You say Democrats offer social welfare to these voters. That is true. But social welfare is NOT a substitute for good jobs. Jobs provide more than just money, they provide dignity, and without them communities wither and die, which is what has happened to many communities in the middle part of the country.

A second part of this is immigration. Coastal liberals might not want to admit it, but an influx of immigrant workers does put downward pressure on the lower end of the labor market.
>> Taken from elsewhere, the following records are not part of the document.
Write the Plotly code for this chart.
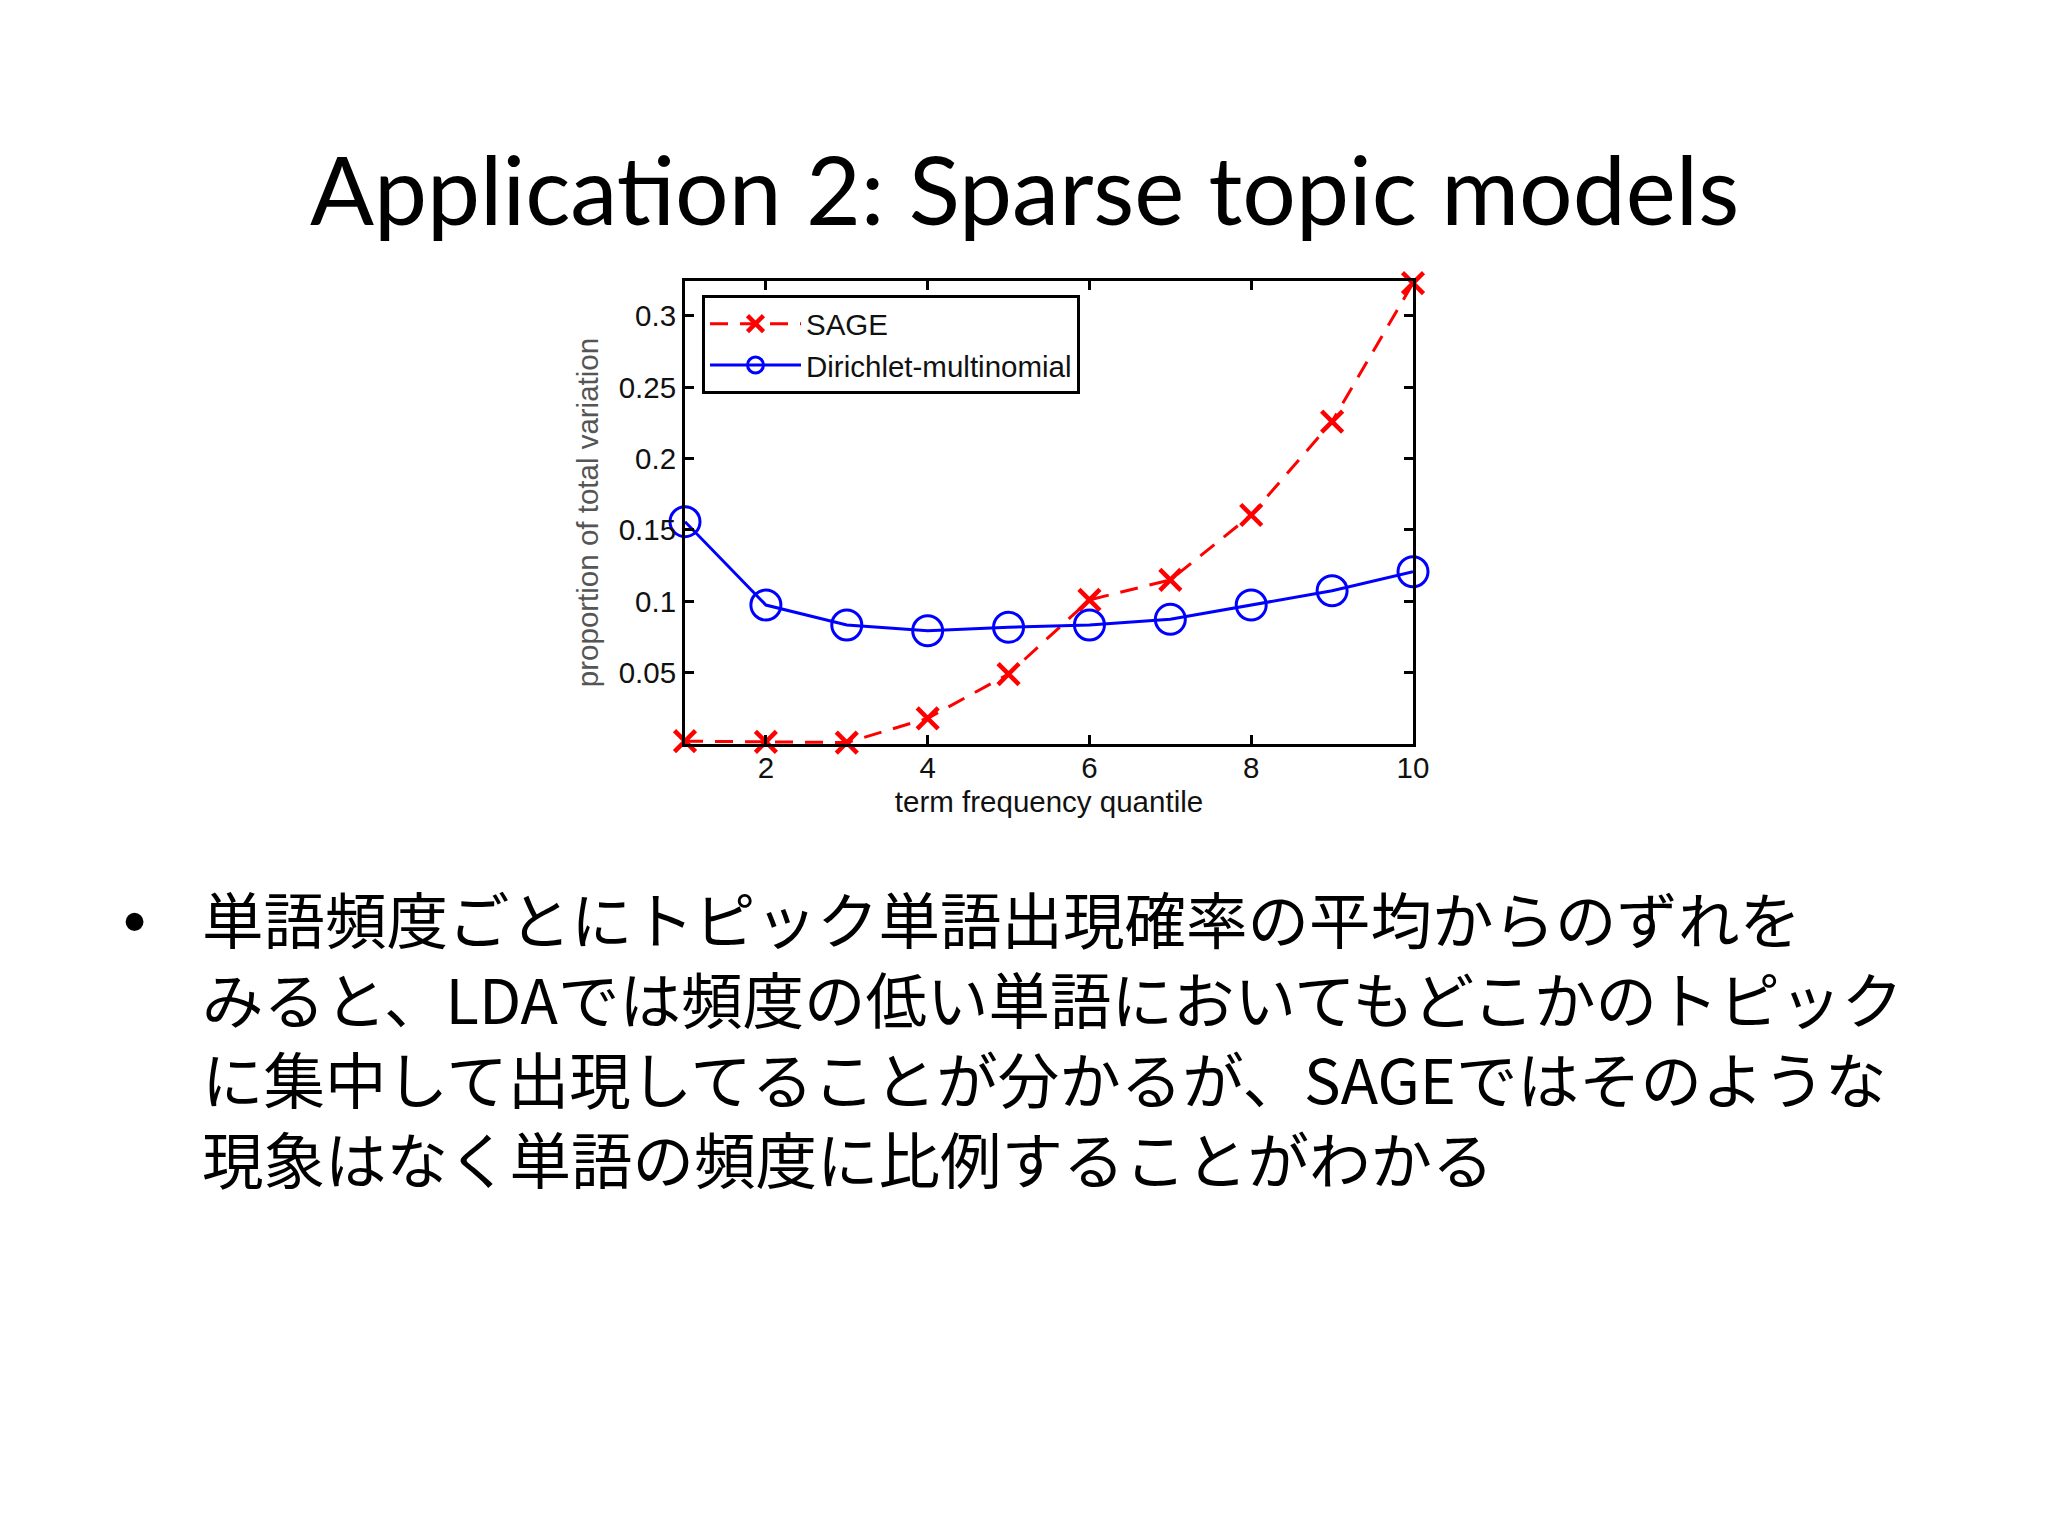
import plotly.graph_objects as go

# ---- data ----
quantile = [1, 2, 3, 4, 5, 6, 7, 8, 9, 10]
sage = [0.002, 0.0015, 0.001, 0.018, 0.049, 0.101, 0.115, 0.1605, 0.226, 0.323]
dirichlet = [0.1558, 0.0974, 0.0834, 0.0794, 0.0818, 0.0834, 0.0874, 0.0974, 0.1074, 0.1207]

x_tickvals = [2, 4, 6, 8, 10]
y_tickvals = [0.05, 0.1, 0.15, 0.2, 0.25, 0.3]
y_ticktext = ["0.05", "0.1", "0.15", "0.2", "0.25", "0.3"]

series_names = ["SAGE", "Dirichlet-multinomial"]
x_title = "term frequency quantile"
y_title = "proportion of total variation"

slide_title = "Application 2: Sparse topic models"
body_lines = [
    "単語頻度ごとにトピック単語出現確率の平均からのずれを",
    "みると、LDAでは頻度の低い単語においてもどこかのトピック",
    "に集中して出現してることが分かるが、SAGEではそのような",
    "現象はなく単語の頻度に比例することがわかる",
]

# ---- geometry (pixels on the 2048x1536 page) ----
W, H = 2048, 1536
PL, PR, PT, PB = 685, 1413, 281, 744


def px_x(x):
    return (x - PL) / (PR - PL)


def px_y(y):
    return (PB - y) / (PB - PT)


CHART_FONT = "Liberation Sans, Arial, sans-serif"
CJK_FONT = "Noto Sans CJK JP"

fig = go.Figure()
fig.add_trace(go.Scatter(
    x=quantile, y=sage, name=series_names[0], mode="lines+markers",
    line=dict(color="#ff0000", width=3, dash="18px,12px"),
    marker=dict(symbol="x-thin", size=21, line=dict(color="#ff0000", width=4.5)),
    cliponaxis=False,
))
fig.add_trace(go.Scatter(
    x=quantile, y=dirichlet, name=series_names[1], mode="lines+markers",
    line=dict(color="#0000ff", width=3),
    marker=dict(symbol="circle-open", size=30, color="#0000ff", line=dict(color="#0000ff", width=3)),
    cliponaxis=False,
))

axis_common = dict(
    showline=True, linecolor="black", linewidth=3, mirror="ticks",
    ticks="inside", ticklen=9, tickwidth=2.5, tickcolor="black",
    showgrid=False, zeroline=False,
    tickfont=dict(family=CHART_FONT, size=29.5, color="#111"),
)

fig.update_xaxes(
    range=[1, 10], tickvals=x_tickvals, ticktext=[str(v) for v in x_tickvals],
    ticklabelstandoff=-4,
    title=dict(text=x_title, font=dict(family=CHART_FONT, size=29.5, color="#111"), standoff=8),
    **axis_common,
)
fig.update_yaxes(
    range=[0, 0.3245], tickvals=y_tickvals, ticktext=y_ticktext,
    title=dict(text=y_title, font=dict(family=CHART_FONT, size=29.5, color="#555"), standoff=12),
    **axis_common,
)

annotations = [
    dict(text=slide_title, x=1024, y=188, font=dict(family="Lato", size=94.7, color="black"),
         xanchor="center", yanchor="middle"),
    dict(text="•", x=134, y=921, font=dict(family=CHART_FONT, size=66, color="black"),
         xanchor="center", yanchor="middle"),
    dict(text="<br>".join(body_lines), x=200, y=1037, align="left",
         font=dict(family=CJK_FONT, size=61.5, color="black"),
         xanchor="left", yanchor="middle"),
]

fig.update_layout(
    width=W, height=H, autosize=False,
    margin=dict(l=PL, r=W - PR, t=PT, b=H - PB, pad=0),
    paper_bgcolor="white", plot_bgcolor="white",
    showlegend=True,
    legend=dict(
        x=px_x(702), y=px_y(295), xanchor="left", yanchor="top",
        bgcolor="white", bordercolor="black", borderwidth=3,
        font=dict(family=CHART_FONT, size=29.5, color="#111"),
        itemwidth=91, tracegroupgap=0,
    ),
    annotations=[dict(a, xref="paper", yref="paper", showarrow=False,
                      x=px_x(a["x"]), y=px_y(a["y"])) for a in annotations],
)

fig.write_html("out.html", config={"displayModeBar": False},
               post_script="document.body.style.margin='0';document.body.style.overflow='hidden';")
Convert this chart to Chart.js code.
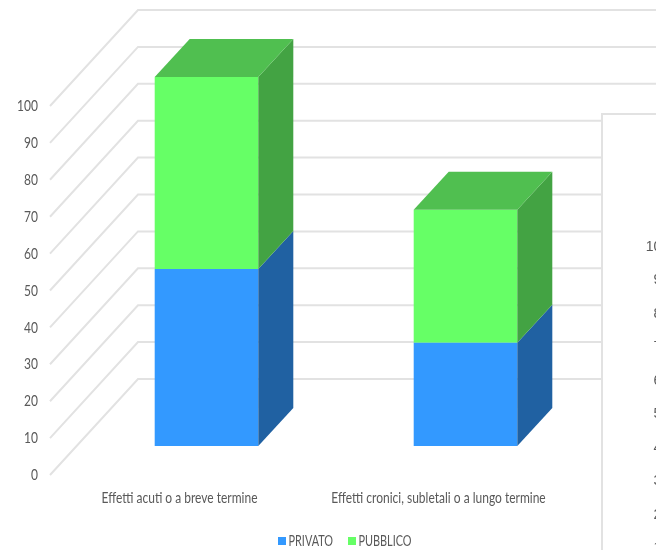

So now not only are most of the jobs gone, but the few that remain are subject to competition from immigrants who may not be legally in the country.

The answer of coastal liberals to these problems is the following:

1. Free trade actually has not led to the loss of American manufacturing (bullshit)
2. Immigration actually does not lead to downward pressure on wages (bullshit). You are racist for saying so.
3. Those jobs aren't coming back. Too bad for you.

So we tell these voters that the things that they can see with their eyes are not true, we deny basic economic principals to their face, their complaints are dismissed as racism, and then we are surprised that they don't trust us. They are then faced with a choice: Accept that they are screwed, or take a chance on a flawed racist blowhard who has a plan. I'm not surprised they go with the latter.

There's no doubt that many white voters are motivated by racism. But how do you account for the fact that Trump *improved significantly* over Romney with blacks, latinos, and asians, but had basically *the same* support among whites? If Trump's appeal is based solely on white racism, wouldn't we expect him to outperform Romney?

How do you account for the fact that many of these counties in the upper midwest voted for our first African American president, not once but twice? They stuck with him even when the economy failed to fully recover in 2012. I find that really hard to believe those people are drawn to white supremacism.

Racism does play a huge part in American politics, and has for a long time. My guess is that many of the white voters most susceptible to a racist appeal (which is quite a lot of them), were not voting for Barack Obama. We don't need or want those voters. We do need and want the white swing voters in the upper midwest.
61
@42- There are lots of small towns with astonishingly high *per capita* murder rates over the past decade. They have terrible meth and opioid addiction issues and someone (aka a gang) is selling drugs there.

The absolute numbers are tiny in comparison to a city because the towns are tiny in comparison, which is why "Show me a backwater redneck hellscape town that experiences thousands of gang-related shootings per year and I'll eat my shoes." is an astonishingly stupid thing to say. If one of these little towns goes a couple years without a shooting it's like there not being a shooting in one block of Chicago in years.